Konica Minolta’s financials in North America have greatly improved because of success in dealing with inventory issues.
“In FY 22, Q2, our global revenue was up 31%,” Errigo said. “Freeing up product in Q2 helped us tremendously. We alleviated a lot of back order issues. We are still not out of the woods there yet, but we are moving in the right direction. We had a much better performance than Q1, primarily because of inventory. With Digital Workplace, our order backlog has been reduced, although we are running about 80% of volume level compared to FY 19 because of return to work issues. Many large corporations are not at 100% capacity, and that is likely to be another 1 or 2 years. Still, while Q1 was difficult just based on availability, now production is much more stable and predictable.”
Overall, while market share in Q1 decline dropped based on availability. It went from 13.7% in Q1 to 16.2% in Q3.
“We see opportunities to pick up share in both dealer and direct channels,” Errigo said.
Michael Mathé, Chief Of Operations and Sales Enablement, North America, at Konica Minolta Business Solutions U.S.A., then provided an operations update.
“We looked at our operations to see how we could improve our Go-to-Market strategy, and how we engage with our customers,” Mathé said. “We started to discuss internally how we could execute a borderless strategy in North America. We looked at IT services, and decided to leave that business borderless with our All Covered and IT Weapons companies. We looked at our direct to see how we could we transform it to serve customers better, and be more attentive to customer buying patterns, keeping the structure consistent with All Covered and the professional services organization.”
Previously Konica Minolta had a four-region structure in the US, which Mathé acknowledged was very segmented.
“We transformed it into a two-region structure which would help us with dedicated sales leadership,” he said. “We put a big focus on internal sales with an emphasis on digital sales and eCommerce, as well as a fully integrated SMB model. Our IT services business was also a bit scattered, which made it hard to give expertise at the right time, so we moved into an operations success model to respond more quickly.”
Dino Pagliarello, Senior Vice President, Product Management and Planning, then gave a product review and update which indicated that major enhancements to the portfolio are on the way.
“We are continuing to invest in our core business in our plan to take share,
he said. “We have significant product coming in April of next year, which affects our entire i-Series product line, both in software and in some hardware changes to the product.” New security functionality includes cloud solution compability with SSO, and setup time and labor costs will both be reduced.
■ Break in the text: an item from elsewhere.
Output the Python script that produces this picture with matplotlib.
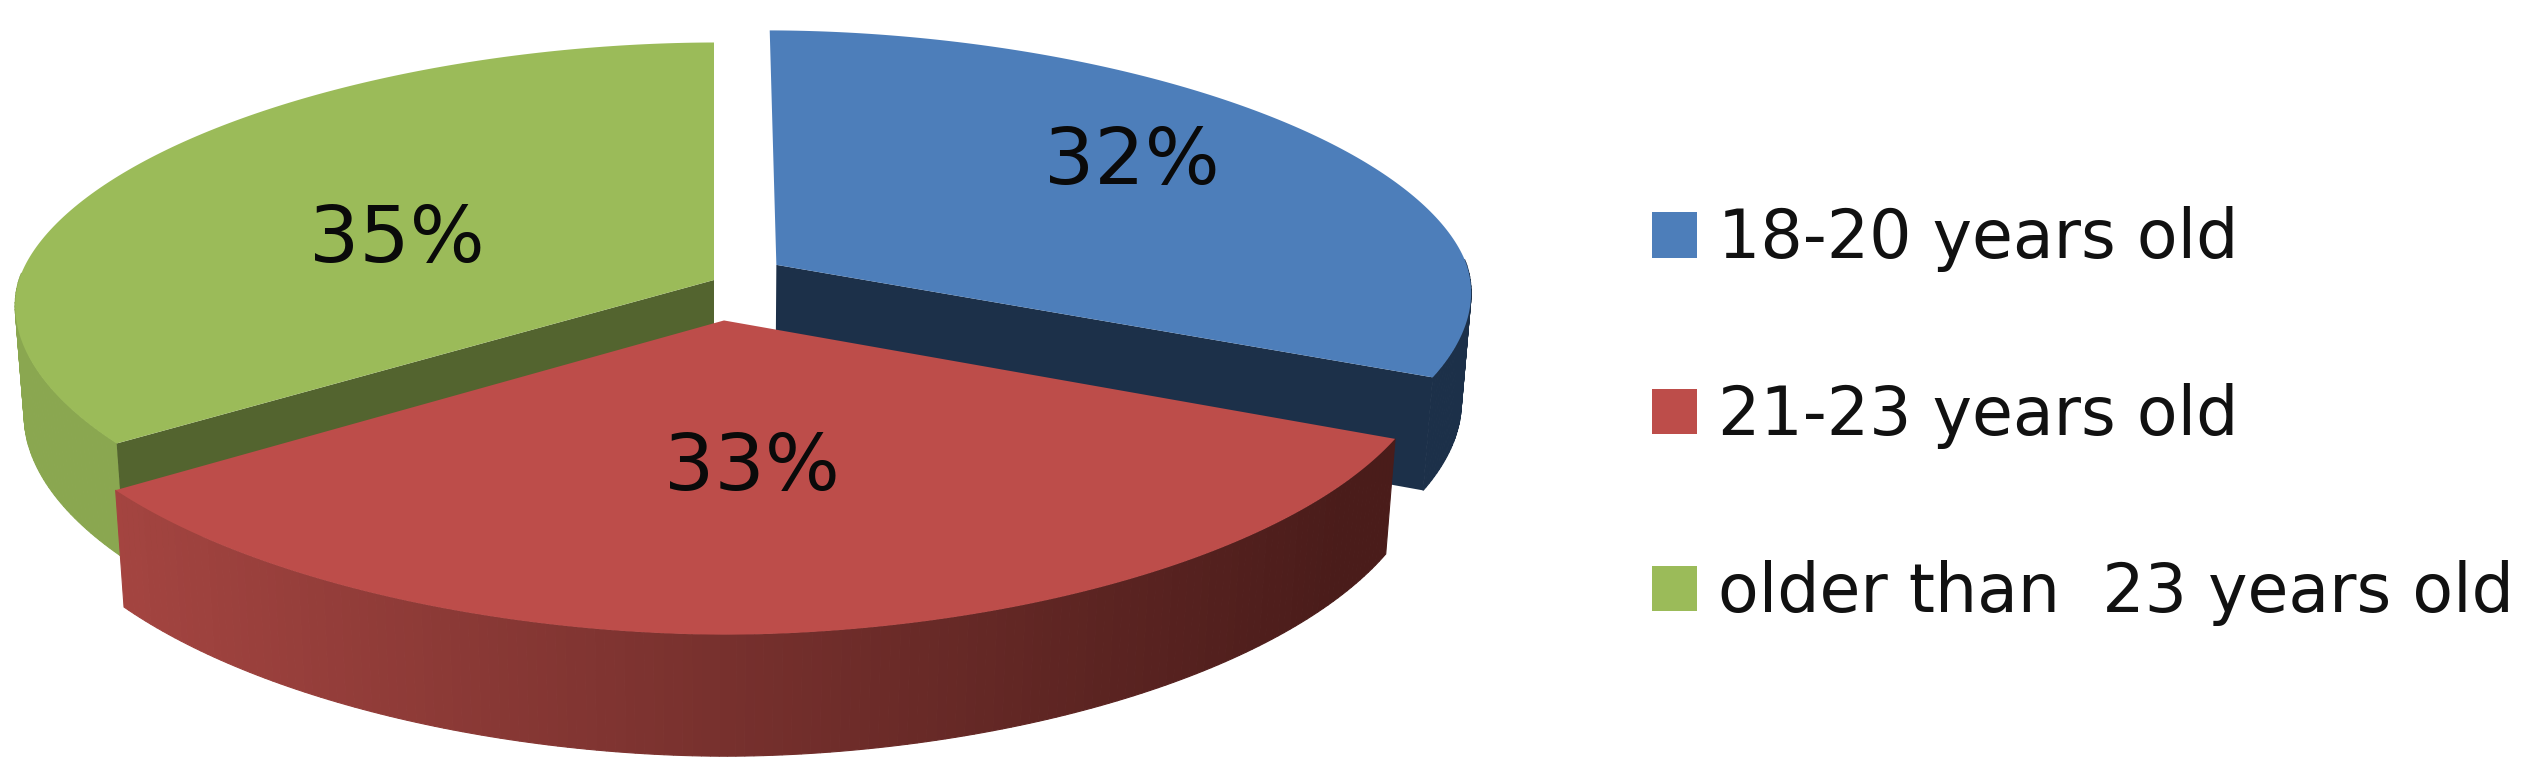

“We think this will be a great midlife kicker for these products,” Pagliarello stressed.
He also drew attention to the importance of an expanded partnership with Google.
“We are creating an analytical dashboard to deeply understand the capabilities of products that are in the field already,” Pagliarello said. “We are excited about the prospect of working with Google to increase opportunities for our partners.”
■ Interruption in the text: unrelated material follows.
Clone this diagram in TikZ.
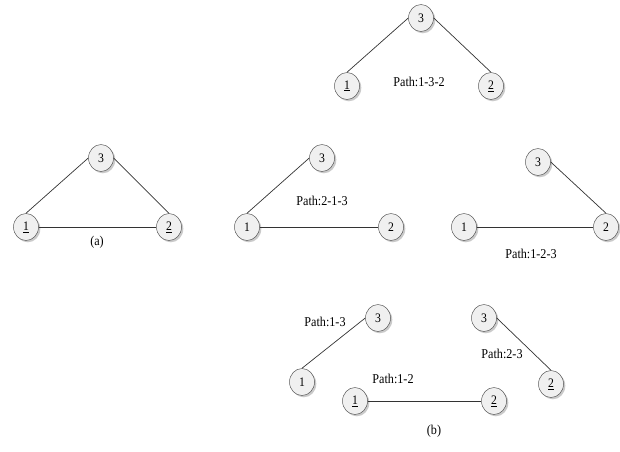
\documentclass[tikz,border=0pt]{standalone}
\usepackage{fontspec}
\setmainfont[FakeStretch=0.9]{Liberation Serif}
\usetikzlibrary{shapes.geometric,shadows}
\begin{document}
\begin{tikzpicture}[x=1pt,y=-1pt,
  vert/.style={ellipse,draw=black!65,line width=0.5pt,fill=black!6,minimum width=25pt,minimum height=27pt,inner sep=0pt,
    font=\fontsize{13}{14}\selectfont,
    drop shadow={shadow xshift=1.8pt,shadow yshift=-1.8pt,fill=black!35,opacity=0.6}},
  lbl/.style={font=\fontsize{13.5}{15}\selectfont,inner sep=0pt},
  edge/.style={draw=black!80,line width=0.7pt}]
\useasboundingbox (0,0) rectangle (620,451);
% top
\node[vert] (t3) at (421,18) {3};
\node[vert] (t1) at (347,86) {\underline{1}};
\node[vert] (t2) at (491,86) {\underline{2}};
\node[lbl] (tl) at (419,82) {Path:1-3-2};
\draw[edge] (t3.west) -- (t1.north);
\draw[edge] (t3.east) -- (t2.north);
% (a)
\node[vert] (a3) at (101,158) {3};
\node[vert] (a1) at (26,227) {\underline{1}};
\node[vert] (a2) at (169,227) {\underline{2}};
\node[lbl] (al) at (97,242) {(a)};
\draw[edge] (a3.west) -- (a1.north);
\draw[edge] (a3.east) -- (a2.north);
\draw[edge] (a1) -- (a2);
% middle
\node[vert] (m3) at (322,158) {3};
\node[vert] (m1) at (247,227) {1};
\node[vert] (m2) at (391,227) {2};
\node[lbl] (ml) at (322,201) {Path:2-1-3};
\draw[edge] (m3.west) -- (m1.north);
\draw[edge] (m1) -- (m2);
% right
\node[vert] (r3) at (538,162) {3};
\node[vert] (r1) at (464,227) {1};
\node[vert] (r2) at (606,227) {2};
\node[lbl] (rl) at (531,254) {Path:1-2-3};
\draw[edge] (r1) -- (r2);
\draw[edge] (r3.east) -- (r2.north);
% bottom (b)
\node[vert] (b13) at (378,318) {3};
\node[vert] (b11) at (302,382) {1};
\node[lbl] (b1l) at (325,322) {Path:1-3};
\draw[edge] (b13.west) -- (b11.north);
\node[vert] (b23) at (484,318) {3};
\node[vert] (b22) at (551,384) {\underline{2}};
\node[lbl] (b2l) at (502,354) {Path:2-3};
\draw[edge] (b23.east) -- (b22.north);
\node[vert] (b31) at (355,401) {\underline{1}};
\node[vert] (b32) at (494,401) {\underline{2}};
\node[lbl] (b3l) at (393,379) {Path:1-2};
\draw[edge] (b31) -- (b32);
\node[lbl] (bl) at (434,431) {(b)};
\end{tikzpicture}
\end{document}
Pagliarello said to look for new specialty and wide format products as well. A new AccurioLabel 4000 product, which provides double the productivity of their current label products, and which has a new fifth colour station to create more appropriate labels, will launch in April. A new wide format business product. The Accurio 250, a 2.5 wide metre hybrid device, addresses what the company sees as another major opportunity. It is also due in April. Further out is a flatbed device. There will also be an update to the monochrome product line in September 2023.
Laura Blackmer, President of Channel Sales, then provided a dealer update.
“Last April, we introduced our new Rev’d Up Dealer program to reward dealers to take the journey with us into new business opportunities, as well as engage in growth,” she said. “So far, it has been a great success. Many dealers moved up, and these did not tend to be our largest. They were ones who moved into things like production, print and digital transformation. We are now getting ready to bolt All Covered programs on top of it.
“Rev’d Up can be done with a self-service delivery model,” Blackmer added. “It is very scalable. We had a version of this before but it is now super-simple for dealers to engage.”
The other new program, the Konica Minolta MSP Partner Program, is aimed at a different audience.
“It is a more integrated program, which is not for the masses but for select dealers building their business around this,” Blackmer said. “We do co-marketing and co-selling to help them build their business, and we want commitment in terms of revenue and resources. This can’t be a side business, unlike the Rev’d Up, which can be.”
About 49% of all Konica Minolta dealers are now engaged in digital transformation work, which is up 16%,” Blackmer indicated. During the first half of the fiscal year (April-September) dealer total revenue was up with digital transformation revenues up 71%, MRR revenue up 25%, and managed IT services up 82%
“UCaaS was also up 28%,” Blackmer said. “This is basically phone systems, but is a steady business for us that dealers bolt onto their own business model.”